A word on "Pay-to-Play" in Craft Beer
We had to throw in our .02 here.
In a perfect craft world, where all things are held constant, bribing a bar owner or retailer to carry your beer would be an exercise in futility. In this world, the consumers are all aware of what their drinking and will go out of their way for a particulars brewery's offerings. They will judge the beer on its quality and righteous flavor, and that will be an end of it. This craft world is simple and understandable and excellent.
We don't live remotely close to that world, and this pay-to-play business that Mr. Dann Paquette, of Pretty Things Beer, has recently highlighted for us is the unfortunate foamy head on an industry that I love very dearly. I have worked in the craft beer industry, and I have seen the game played exactly as Mr. Paquette has described. I have seen, first-hand and often, distributors and breweries buying real estate on the draft tower for entire seasons at ski mountains, seasonal resorts, and thousands of bars. I have also seen the owners of these establishments accepting the bribes without batting an eyelash. It is unethical, illegal, economically nonsensical, and most importantly, it ruins the fun and takes advantage of the all-important consumers of craft beer...the people that support the current growth we're seeing right now.
Logic dictates that if you make a great beer, then people will notice that you have a great beer and will drink lots of it. This is, for the most part, a true statement. If your entire brewery is known for great beer, and you've worked hard to build the brand in that manner, then people will drink your beer based on the brewery itself, rather than just one particular beer that you make. This is also, mostly, a true statement.
People can drink your beer because it's available at your brewery, and at retails shops, and at bars, restaurants, and all sorts of awesome, interesting venues.
This is ground-breaking information, I know. Bear with me.
Most breweries have a staff of people that sell their beer to these bars, restaurants, retailers, and so forth. Some have no sales staff at all. This staff, whatever the size, works hard with the relatively modest resources their given to get their product noticed in a relatively crowded market. These breweries, focused on making great beer, do not have a lot of cash to spend. In fact, and this is a general statement, cash flow is such an important factor for these breweries that it stays top-of-mind for years while these breweries grow. By in large, it can be a tenuous operation.

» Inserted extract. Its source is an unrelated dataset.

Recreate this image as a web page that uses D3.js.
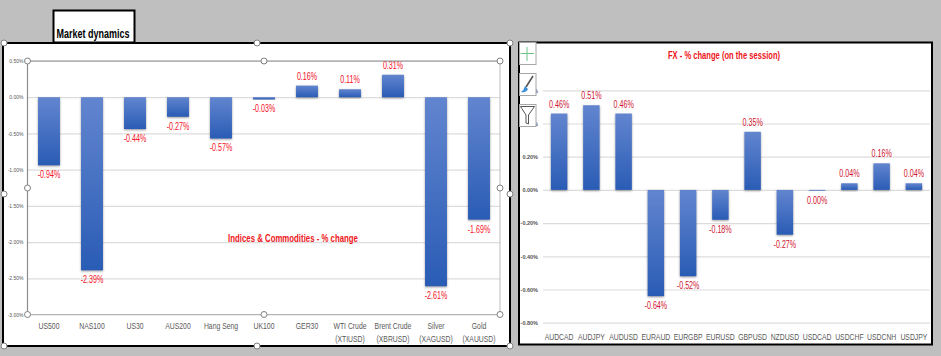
<!DOCTYPE html>
<html>
<head>
<meta charset="utf-8">
<script src="https://cdn.jsdelivr.net/npm/d3@7"></script>
<style>
    html, body { margin: 0; padding: 0; background: #bfbfbf; }
    svg { display: block; }
    text { font-family: "Liberation Sans", sans-serif; }
</style>
</head>
<body>
<div id="chart"></div>
<script>
// indices and commodities
var market_names = ['US500', 'NAS100', 'US30', 'AUS200', 'Hang Seng', 'UK100', 'GER30', 'WTI Crude|(XTIUSD)', 'Brent Crude|(XBRUSD)', 'Silver|(XAGUSD)', 'Gold|(XAUUSD)'];
var market_values = [-0.94, -2.39, -0.44, -0.27, -0.57, -0.03, 0.16, 0.11, 0.31, -2.61, -1.69];
var market_labels = ['-0.94%', '-2.39%', '-0.44%', '-0.27%', '-0.57%', '-0.03%', '0.16%', '0.11%', '0.31%', '-2.61%', '-1.69%'];
var market_ticks = [0.5, 0, -0.5, -1, -1.5, -2, -2.5, -3];

// fx pairs
var fx_names = ['AUDCAD', 'AUDJPY', 'AUDUSD', 'EURAUD', 'EURGBP', 'EURUSD', 'GBPUSD', 'NZDUSD', 'USDCAD', 'USDCHF', 'USDCNH', 'USDJPY'];
var fx_values = [0.46, 0.51, 0.46, -0.64, -0.52, -0.18, 0.35, -0.27, -0.004, 0.04, 0.16, 0.04];
var fx_labels = ['0.46%', '0.51%', '0.46%', '-0.64%', '-0.52%', '-0.18%', '0.35%', '-0.27%', '0.00%', '0.04%', '0.16%', '0.04%'];
var fx_ticks = [0.6, 0.4, 0.2, 0, -0.2, -0.4, -0.6, -0.8];

var svg = d3.select('#chart')
    .append('svg')
    .attr('width', 941)
    .attr('height', 356);

var defs = svg.append('defs');
var grad = defs.append('linearGradient')
    .attr('id', 'bar_fill')
    .attr('x1', 0).attr('y1', 0)
    .attr('x2', 0).attr('y2', 1);
grad.append('stop').attr('offset', '0%').attr('stop-color', '#6285cf');
grad.append('stop').attr('offset', '100%').attr('stop-color', '#2a5cb5');

var shadow = defs.append('filter').attr('id', 'bar_shadow')
    .attr('x', '-20%').attr('y', '-20%').attr('width', '140%').attr('height', '140%');
shadow.append('feDropShadow')
    .attr('dx', 0).attr('dy', 1)
    .attr('stdDeviation', 0.8)
    .attr('flood-color', '#555')
    .attr('flood-opacity', 0.6);

svg.append('rect').attr('width', 941).attr('height', 356).attr('fill', '#bfbfbf');

// squeezed text, no narrow font is installed
function add_text(x, y, size, k, color, bold, str) {
    return svg.append('text')
        .attr('transform', 'translate(' + x + ',' + y + ') scale(' + k + ',1)')
        .attr('text-anchor', 'middle')
        .attr('font-size', size)
        .attr('font-weight', bold ? 'bold' : 'normal')
        .attr('fill', color)
        .text(str);
}

// title box
svg.append('rect')
    .attr('x', 53.5).attr('y', 10.5)
    .attr('width', 81).attr('height', 32)
    .attr('fill', '#fff')
    .attr('stroke', '#000')
    .attr('stroke-width', 2);
add_text(93, 38, '12px', 0.75, '#000', true, 'Market dynamics');

// panel backgrounds
svg.append('rect')
    .attr('x', 3).attr('y', 43)
    .attr('width', 507).attr('height', 303)
    .attr('fill', '#fff')
    .attr('stroke', '#000')
    .attr('stroke-width', 2);
svg.append('rect')
    .attr('x', 519).attr('y', 42.5)
    .attr('width', 413).attr('height', 302)
    .attr('fill', '#fff')
    .attr('stroke', '#000')
    .attr('stroke-width', 2);

function draw_panel(opts) {
    var x = d3.scaleBand().domain(opts.names).range([opts.left, opts.right])
        .paddingInner(0.49).paddingOuter(0.245);
    var y = d3.scaleLinear().domain(opts.domain).range([opts.bottom, opts.top]);
    var g = svg.append('g');

    // gridlines and tick labels
    var y_axis = g.append('g')
        .attr('transform', 'translate(' + opts.left + ',0)')
        .call(d3.axisLeft(y)
            .tickValues(opts.ticks)
            .tickSize(-(opts.right - opts.left))
            .tickPadding(opts.tick_pad)
            .tickFormat(function(d) { return d.toFixed(2) + '%'; }));
    y_axis.select('.domain').remove();
    y_axis.selectAll('line').attr('stroke', '#dcdcdc').attr('stroke-width', 1.2);
    y_axis.selectAll('text')
        .attr('font-size', opts.tick_size)
        .attr('font-weight', opts.tick_weight)
        .attr('fill', '#555');

    // category labels
    var x_axis = g.append('g')
        .attr('transform', 'translate(0,' + opts.bottom + ')')
        .call(d3.axisBottom(x).tickSize(0).tickPadding(opts.cat_pad).tickFormat(function() { return ''; }));
    x_axis.select('.domain').remove();
    x_axis.selectAll('text').each(function(d) {
        var lines = d.split('|');
        var t = d3.select(this)
            .attr('font-size', opts.cat_size)
            .attr('fill', '#595959')
            .attr('transform', 'scale(' + opts.cat_k + ',1)');
        lines.forEach(function(line, i) {
            t.append('tspan')
                .attr('x', 0)
                .attr('dy', i === 0 ? 0 : 13)
                .text(line);
        });
    });

    // bars
    g.selectAll('.bar')
        .data(opts.values)
        .enter()
        .append('rect')
        .attr('class', 'bar')
        .attr('x', function(d, i) { return x(opts.names[i]); })
        .attr('y', function(d) { return y(Math.max(d, 0)); })
        .attr('width', x.bandwidth())
        .attr('height', function(d) { return Math.abs(y(d) - y(0)); })
        .attr('fill', 'url(#bar_fill)')
        .attr('filter', 'url(#bar_shadow)');

    // value labels
    g.selectAll('.val')
        .data(opts.values)
        .enter()
        .append('text')
        .attr('class', 'val')
        .attr('text-anchor', 'middle')
        .attr('font-size', '10.5px')
        .attr('fill', opts.label_color)
        .attr('transform', function(d, i) {
            var px = x(opts.names[i]) + x.bandwidth() / 2;
            var py = d < 0 ? y(d) + 13 : y(d) - 6;
            return 'translate(' + px + ',' + py + ') scale(0.68,1)';
        })
        .text(function(d, i) { return opts.labels[i]; });
}

draw_panel({
    names: market_names, values: market_values, labels: market_labels, ticks: market_ticks,
    domain: [-3, 0.5], left: 27.5, right: 500.5, top: 61, bottom: 314.5,
    tick_size: '5px', tick_weight: 'normal', tick_pad: 4,
    cat_size: '9.5px', cat_k: 0.72, cat_pad: 14.5, label_color: '#f5101f'
});

draw_panel({
    names: fx_names, values: fx_values, labels: fx_labels, ticks: fx_ticks,
    domain: [-0.8, 0.6], left: 543, right: 930, top: 90.3, bottom: 322.7,
    tick_size: '5.5px', tick_weight: 'bold', tick_pad: 5,
    cat_size: '9.5px', cat_k: 0.72, cat_pad: 17.5, label_color: '#cf1530'
});

// floating chart titles
add_text(293, 242, '11.5px', 0.68, '#ee1520', true, 'Indices & Commodities  - % change');
add_text(724, 59, '11.5px', 0.66, '#ee1520', true, 'FX - % change (on the session)');

// selected plot area outline
var plot_lines = [
    [27.5, 61, 500, 61, '#8c8c8c'],
    [27.5, 61, 27.5, 314.5, '#8c8c8c'],
    [500, 61, 500, 314.5, '#c8c8c8'],
    [27.5, 314.5, 500, 314.5, '#b4b4b4']
];
svg.selectAll('.plot_line')
    .data(plot_lines)
    .enter()
    .append('line')
    .attr('class', 'plot_line')
    .attr('x1', function(d) { return d[0]; })
    .attr('y1', function(d) { return d[1]; })
    .attr('x2', function(d) { return d[2]; })
    .attr('y2', function(d) { return d[3]; })
    .attr('stroke', function(d) { return d[4]; })
    .attr('stroke-width', 1.2);

// resize handles
var handles = [
    [4, 43], [257, 43], [510, 43], [4, 194], [510, 194], [4, 346], [257, 346], [510, 346],
    [27.5, 61], [264, 61], [500, 61], [27.5, 188], [500, 188], [27.5, 314.5], [264, 314.5], [500, 314.5]
];
svg.selectAll('.handle')
    .data(handles)
    .enter()
    .append('circle')
    .attr('class', 'handle')
    .attr('cx', function(d) { return d[0]; })
    .attr('cy', function(d) { return d[1]; })
    .attr('r', 3)
    .attr('fill', '#fff')
    .attr('stroke', '#808080')
    .attr('stroke-width', 1);

// side buttons, drawn over the hidden fx tick labels
var button_tops = [42.5, 73.5, 104.5];
svg.selectAll('.btn')
    .data(button_tops)
    .enter()
    .append('rect')
    .attr('class', 'btn')
    .attr('x', 519.5).attr('y', function(d) { return d; })
    .attr('width', 16.5).attr('height', 22)
    .attr('fill', '#fff')
    .attr('stroke', '#a6a6a6');

// plus
svg.append('path').attr('d', 'M527 47V61M520.5 53.5H534').attr('stroke', '#70c48a').attr('stroke-width', 1).attr('fill', 'none');
// brush
svg.append('path').attr('d', 'M533 76L526 87').attr('stroke', '#555').attr('stroke-width', 1.6).attr('fill', 'none');
svg.append('path').attr('d', 'M525 86L528 89Q526 93 521 92Q524 90 525 86Z').attr('fill', '#3f8fd6');
// funnel
svg.append('path').attr('d', 'M520.5 106.5H534.5L528.5 115V124L526 123V115Z').attr('fill', '#fff').attr('stroke', '#444').attr('stroke-width', 0.9);
</script>
</body>
</html>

Some distributors and craft breweries have become large enough to throw their weight, and their finances, around a bit, and in their world, this means they've got an advantage on the competition. These breweries, which were once focused on an ideal and a mission around brewing amazing craft beer and competing fairly in the marketplace, have shifted to a numbers game and myopic focus on the bottom line. Not to say that the quality of their product has gone downhill in any way, but rather they've decided that the ends justify the means, and they need to sell at all costs in order to hit the proverbial target. The distributors of these beers will also pay-to-play, and they tie their financial incentives into this complicated, unscrupulous game in a way that will quickly turn a craft brewery into a hedge fund, more focused on quarterly statements and less interested in playing the game on equal footing.
Financial rigor, quarterly goals, depletions, and all the other metrics that govern a brewery's relationship and performance in the market are important and critical to their growth and success. I don't want anyone to think that this part of "the system" is broken. It's logical and rewards hard work in a highly competitive industry. These people work hard and deserve their success.
I know this topic is a rabbit hole of ethics, economics, and entrenched business practices. But it boils down to a very simple result. Unfair practices like buying draftlines and package placements (for both distributors and breweries), are a terrible way of doing business. The consumer doesn't get the variety they would, and should, normally get at their local pub or restaurant; the distributors and breweries can't compete with the traditional tools of a dedicated sales staff and some great marketing; and the breweries themselves can't sell their beer based on sound market principles of quality and trust. Mr. Paquette's late night diatribe was a trumpet-in-the-morning way of waking up the world to this situation, a situation that can be phased out of the craft industry with a simple choice to sell a product because it's good, and not because it came with a wad of cash. Earn your piece of the pie because you deserve it and keep the craft beer flowing.